MOGADISHU, Somalia — They are the refugees no one remembers.
They fled their homes and farms more than a decade ago, after the small minority clans to which most of them belong were targeted by larger, rival tribes when Somalia's government collapsed in 1991 and the Horn of Africa nation slipped into civil war.
About 200,000 rushed to Mogadishu, hoping the capital would provide protection and assistance. But when warlords chased away U.S. troops and humanitarian organizations evacuated amid growing violence, these displaced Somalis were abandoned in half a dozen camps around the city.
At Isbartibo camp on the edge of Mogadishu, winding, narrow dirt paths cut through misshapen huts, pieced together with whatever scraps residents could find: twisted tree branches, milk cartons, an old pair of pants. One hut is made of rusting automobile parts, including a door frame and hubcaps.

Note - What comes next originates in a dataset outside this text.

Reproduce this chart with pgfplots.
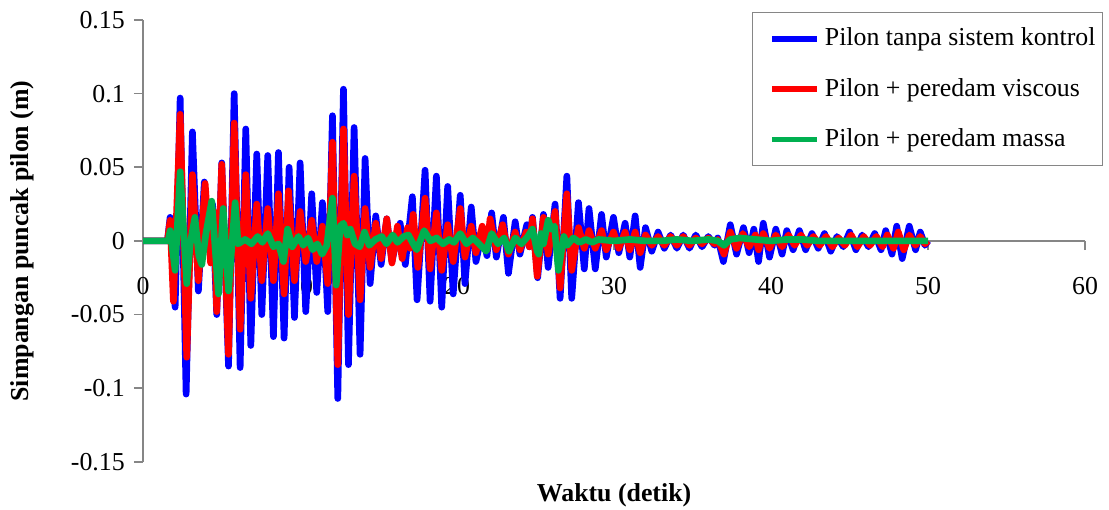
\documentclass[border=0pt]{standalone}
\usepackage{fontspec}
\setmainfont{Liberation Serif}
\usepackage{pgfplots}
\pgfplotsset{compat=1.18}
\definecolor{cblue}{RGB}{0,0,255}
\definecolor{cred}{RGB}{255,0,0}
\definecolor{cgreen}{RGB}{0,176,80}
\definecolor{axgray}{RGB}{134,134,134}
\begin{document}
\fontsize{9.3}{11}\selectfont
\begin{tikzpicture}
\begin{axis}[
  width=339pt, height=159pt, scale only axis,
  xmin=0, xmax=60, ymin=-0.15, ymax=0.15,
  axis x line=middle, axis y line=left,
  hide obscured x ticks=false, hide obscured y ticks=false,
  axis line style={-, draw=axgray, line width=0.6pt},
  xtick={0,10,20,30,40,50,60}, xticklabels={0,10,20,30,40,50,60},
  ytick={-0.15,-0.1,-0.05,0,0.05,0.1,0.15},
  yticklabels={-0.15,-0.1,-0.05,0,0.05,0.1,0.15},
  tick style={draw=axgray, line width=0.6pt},
  tick align=outside, major tick length=3.3pt,
  xticklabel style={yshift=-6.5pt, font=\fontsize{9.3}{11}\selectfont},
  yticklabel style={font=\fontsize{9.3}{11}\selectfont},
  xlabel={\textbf{Waktu (detik)}},
  ylabel={\textbf{Simpangan puncak pilon (m)}},
  xlabel style={at={(axis description cs:0.5,-0.075)}, anchor=center, font=\fontsize{9.3}{11}\selectfont},
  ylabel style={at={(axis description cs:-0.128,0.5)}, anchor=center, font=\fontsize{9.3}{11}\selectfont},
  legend image code/.code={\path (0pt,0pt); \draw[#1, line width=2pt] (5.5pt,0pt) -- (21.5pt,0pt);},
  legend style={at={(axis description cs:1.019,1.018)}, anchor=north east, draw=axgray, fill=white,
    inner xsep=0.5pt, inner ysep=3.5pt, row sep=6.3pt, font=\fontsize{9.3}{11}\selectfont,
    cells={anchor=west}},
]
\addplot[cblue, line width=2.4pt, line join=round] coordinates {
(0,0)(1.55,0)(1.72,0.016)(2.04,-0.045)(2.36,0.097)(2.74,-0.104)(3.14,0.074)(3.52,-0.034)(3.9,0.040)(4.2,-0.004)(4.42,0.025)(4.69,-0.050)(5.01,0.053)(5.44,-0.085)(5.80,0.100)(6.18,-0.086)(6.54,0.076)(6.86,-0.071)(7.24,0.059)(7.56,-0.050)(7.94,0.058)(8.30,-0.065)(8.62,0.060)(8.98,-0.066)(9.30,0.050)(9.64,-0.052)(10.00,0.053)(10.36,-0.048)(10.74,0.032)(11.06,-0.035)(11.42,0.026)(11.76,-0.048)(12.06,0.085)(12.40,-0.107)(12.76,0.103)(13.08,-0.084)(13.44,0.077)(13.82,-0.077)(14.14,0.056)(14.46,-0.029)(14.82,0.017)(15.16,-0.016)(15.52,0.015)(15.85,-0.014)(16.37,0.012)(16.7,-0.016)(17.15,0.030)(17.45,-0.040)(17.96,0.048)(18.28,-0.041)(18.68,0.044)(19.02,-0.045)(19.4,0.037)(19.75,-0.036)(20.2,0.031)(20.5,-0.029)(20.9,0.023)(21.2,-0.014)(21.6,0.006)(21.9,-0.010)(22.2,0.019)(22.5,-0.011)(22.95,0.016)(23.27,-0.022)(23.7,0.013)(24.0,-0.009)(24.44,0.011)(24.6,-0.004)(24.8,0.016)(25.13,-0.025)(25.5,0.018)(25.8,-0.018)(26.24,0.025)(26.56,-0.039)(26.99,0.044)(27.3,-0.039)(27.73,0.026)(28.1,-0.019)(28.4,0.022)(28.8,-0.019)(29.2,0.018)(29.5,-0.011)(29.96,0.016)(30.3,-0.008)(30.7,0.012)(31.0,-0.011)(31.34,0.017)(31.66,-0.018)(32.0,0.009)(32.4,-0.007)(32.8,0.006)(33.2,-0.005)(33.6,0.004)(34.0,-0.005)(34.4,0.004)(34.8,-0.005)(35.2,0.004)(35.6,-0.004)(36.0,0.003)(36.4,-0.003)(36.6,0.002)(36.96,-0.014)(37.4,0.011)(37.8,-0.009)(38.24,0.009)(38.6,-0.008)(38.9,0.008)(39.2,-0.014)(39.5,0.012)(39.9,-0.011)(40.3,0.008)(40.7,-0.009)(41.0,0.007)(41.4,-0.006)(41.8,0.007)(42.2,-0.006)(42.6,0.005)(43.0,-0.005)(43.4,0.005)(43.8,-0.007)(44.2,0.003)(44.6,-0.004)(45.0,0.006)(45.4,-0.006)(45.8,0.004)(46.2,-0.004)(46.6,0.005)(47.0,-0.006)(47.3,0.007)(47.7,-0.009)(48.0,0.010)(48.35,-0.012)(48.8,0.010)(49.2,-0.006)(49.5,0.006)(49.8,-0.003)(50.0,0)
};
\addplot[cred, line width=2.4pt, line join=round] coordinates {
(0,0)(1.55,0)(1.72,0.014)(1.93,-0.041)(2.36,0.086)(2.78,-0.079)(3.14,0.045)(3.52,-0.027)(3.95,0.039)(4.3,-0.015)(4.5,0.020)(4.69,-0.048)(5.01,0.052)(5.44,-0.077)(5.80,0.080)(6.18,-0.060)(6.54,0.045)(6.86,-0.039)(7.24,0.025)(7.56,-0.027)(7.94,0.022)(8.30,-0.027)(8.62,0.032)(8.98,-0.036)(9.26,0.034)(9.64,-0.027)(10.00,0.020)(10.36,-0.014)(10.74,0.014)(11.06,-0.014)(11.42,0.010)(11.76,-0.029)(12.06,0.067)(12.40,-0.084)(12.76,0.076)(13.08,-0.050)(13.44,0.044)(13.82,-0.040)(14.14,0.022)(14.46,-0.018)(14.82,0.012)(15.16,-0.012)(15.52,0.015)(15.85,-0.015)(16.2,0.010)(16.5,-0.012)(16.85,0.009)(17.0,-0.005)(17.2,0.018)(17.5,-0.018)(17.96,0.029)(18.28,-0.019)(18.68,0.019)(19.02,-0.020)(19.4,0.011)(19.75,-0.014)(20.2,0.022)(20.5,-0.011)(20.9,0.010)(21.2,-0.008)(21.6,0.010)(21.9,-0.006)(22.1,0.015)(22.5,-0.006)(22.9,0.011)(23.27,-0.009)(23.7,0.006)(24.0,-0.006)(24.4,0.006)(24.6,-0.004)(24.8,0.015)(25.1,-0.024)(25.5,0.016)(25.8,-0.009)(26.24,0.020)(26.56,-0.032)(26.99,0.032)(27.3,-0.020)(27.73,0.009)(28.1,-0.005)(28.4,0.007)(28.8,-0.005)(29.2,0.007)(29.5,-0.006)(29.96,0.006)(30.3,-0.005)(30.7,0.006)(31.0,-0.006)(31.34,0.006)(31.66,-0.008)(32.0,0.004)(32.4,-0.003)(32.8,0.003)(33.2,-0.003)(33.6,0.003)(34.0,-0.003)(34.4,0.003)(34.8,-0.003)(35.2,0.002)(35.6,-0.002)(36.0,0.002)(36.4,-0.002)(36.6,0.001)(37.0,-0.009)(37.4,0.006)(37.8,-0.005)(38.2,0.005)(38.6,-0.004)(39.0,0.004)(39.2,-0.006)(39.5,0.005)(39.9,-0.005)(40.3,0.004)(40.7,-0.004)(41.1,0.004)(41.5,-0.003)(41.9,0.004)(42.3,-0.003)(42.7,0.003)(43.1,-0.003)(43.5,0.003)(43.9,-0.004)(44.3,0.002)(44.7,-0.003)(45.1,0.004)(45.5,-0.004)(45.9,0.003)(46.3,-0.003)(46.7,0.003)(47.1,-0.004)(47.4,0.004)(47.8,-0.005)(48.1,0.006)(48.45,-0.006)(48.8,0.004)(49.2,-0.003)(49.5,0.003)(49.8,-0.002)(50.0,0)
};
\addplot[cgreen, line width=2.4pt, line join=round] coordinates {
(0,0)(1.6,0)(1.72,0.007)(2.04,-0.020)(2.36,0.047)(2.78,-0.029)(3.0,-0.002)(3.3,0.016)(3.55,-0.010)(3.74,-0.016)(4.0,0.005)(4.37,0.027)(4.8,-0.036)(5.1,0.022)(5.44,-0.034)(5.86,0.026)(6.05,-0.002)(6.5,0.001)(6.9,-0.002)(7.3,0.003)(7.6,-0.001)(7.94,0.005)(8.3,-0.004)(8.62,-0.002)(8.94,-0.014)(9.2,0.008)(9.5,-0.004)(9.9,0.003)(10.2,-0.003)(10.5,0.002)(10.8,-0.006)(11.1,-0.002)(11.4,-0.009)(11.7,-0.003)(12.06,0.029)(12.3,-0.030)(12.55,0.010)(12.76,0.012)(13.0,0.004)(13.2,0.008)(13.5,-0.002)(13.8,-0.004)(14.1,0.006)(14.4,-0.003)(14.8,0.001)(15.2,0.003)(15.5,-0.002)(15.9,0.004)(16.2,-0.001)(16.6,0.003)(16.9,0.004)(17.2,-0.002)(17.43,-0.006)(17.9,0.007)(18.3,0.000)(18.7,0.002)(19.1,-0.002)(19.5,0.001)(19.8,-0.001)(20.2,0.005)(20.6,-0.002)(21.0,0.002)(21.4,-0.002)(21.85,-0.007)(22.2,0.005)(22.6,-0.002)(23.0,0.002)(23.3,-0.007)(23.7,0.002)(24.1,-0.002)(24.5,0.003)(24.8,0.008)(25.1,-0.007)(25.2,-0.009)(25.35,0.005)(25.5,-0.002)(25.8,0.014)(26.0,0.008)(26.2,0.010)(26.45,-0.020)(26.8,0.003)(27.0,-0.003)(27.4,0.002)(27.8,-0.001)(28.2,0.001)(28.6,-0.001)(29.0,0.001)(30,0)(31,0.001)(32,0)(33,0.000)(34,0.001)(35,0)(36,0.001)(36.6,0.000)(37.0,-0.003)(37.4,0.001)(38,0.002)(39,0.001)(40,0.000)(41,0.001)(42,0.001)(43,0)(44,0)(45,0)(46,0)(47,0)(48,0)(49,0)(50,0)
};
\legend{Pilon tanpa sistem kontrol, Pilon + peredam viscous, Pilon + peredam massa}
\coordinate (ll) at (rel axis cs:0,0);
\coordinate (ur) at (rel axis cs:1,1);
\end{axis}
\pgfresetboundingbox
\path[use as bounding box] ([shift={(-51.5pt,-17.3pt)}]ll) rectangle ([shift={(8.6pt,7.2pt)}]ur);
\end{tikzpicture}
\end{document}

There are eight toilets for 10,000 people. No school or health clinic. Despite the obvious poverty, warlords collected "rent" from the displaced families, burning down the huts of those who refused to pay.
The last time an international aid worker visited was nearly six months ago, camp leaders say. The World Food Program hasn't sent representatives in eight years, they say.
And whenever help has been provided, such as when the International Rescue Committee delivered plastic sheeting, food baskets and cooking pots six months ago, robbers and looters followed close behind.
"If we get something during the day, it's robbed that night," said Mohammed Abdulkhadir Abdullahi, chief of the camp.
Aid workers describe the Mogadishu camps as among the worst they have seen, largely because of years of neglect and inaccessibility to humanitarian assistance.
Even such dire places as Sudan's Darfur region have better infrastructure, such as schools, health facilities and regular aid distributions.
"Usually people in camps are able to accumulate something after a while," said Kenny Gluck, acting director for Doctors Without Borders in Somalia. "These camps still look as if the people have just arrived."
Most international groups deemed it too dangerous to maintain operations in the city. Because the camps are located in urban neighborhoods, aid workers feared that distribution of food and supplies would spur chaos by attracting Somalis who did not live in the camps but were also struggling with poverty.
"If we did a distribution, every person and every gunman in the city would show up," said John Miskell, head of CARE International's Mogadishu office. Although he has lived in the city throughout the instability, he hasn't felt safe enough to visit the camps in years.
With the Islamic Courts Union militia's victory over Mogadishu warlords in June, security has returned to the capital, raising hopes in the Isbartibo camp. Although it lacks security, the camp hasn't been attacked in four months.
Now some aid groups are considering a return to Mogadishu.
The city's displaced families "are on our agenda," said Leo van der Velden, in charge of the World Food Program's Somalia mission. The United Nations agency is reviewing whether the city is safe enough to add staffers and launch a school feeding program.
At the same time, however, the recent killing of an Italian nun, who taught at a nursing school in Mogadishu, and a car bombing in Baidoa have given aid groups pause.
In September, the U.N. withdrew 47 international staffers from Somalia as a security precaution, though some recently started returning.
The Islamic courts leaders have visited the camp to assess the needs and encouraged local business leaders to help out voluntarily. "But it's up to the international community and aid agencies to help these people," said Sheik Hassan Dahir Aweys, who heads the courts council.
Most everyone in the camp works odd jobs, pushing wheelbarrows, shining shoes, cleaning homes and peddling roasted peanuts to earn money for food.
When Roble Isaac, 35, was diagnosed with tuberculosis last year, he said, he resorted to begging to raise the money he needed for medicine. Measles and malaria also are common.
Abdullahi, the camp leader, arrived in 1993. He, his wife and four small children fled clan-related attacks against their village in central Somalia, losing 100 head of cattle, a parcel of land and a small clothing shop. They walked 350 miles to Mogadishu. During the trip, all his children succumbed to hunger or disease. His wife died shortly after arrival, he said.
Like most, Abdullahi, now remarried with five children, said he had no home to return to. "We lost everything," he said. "And no one will help us."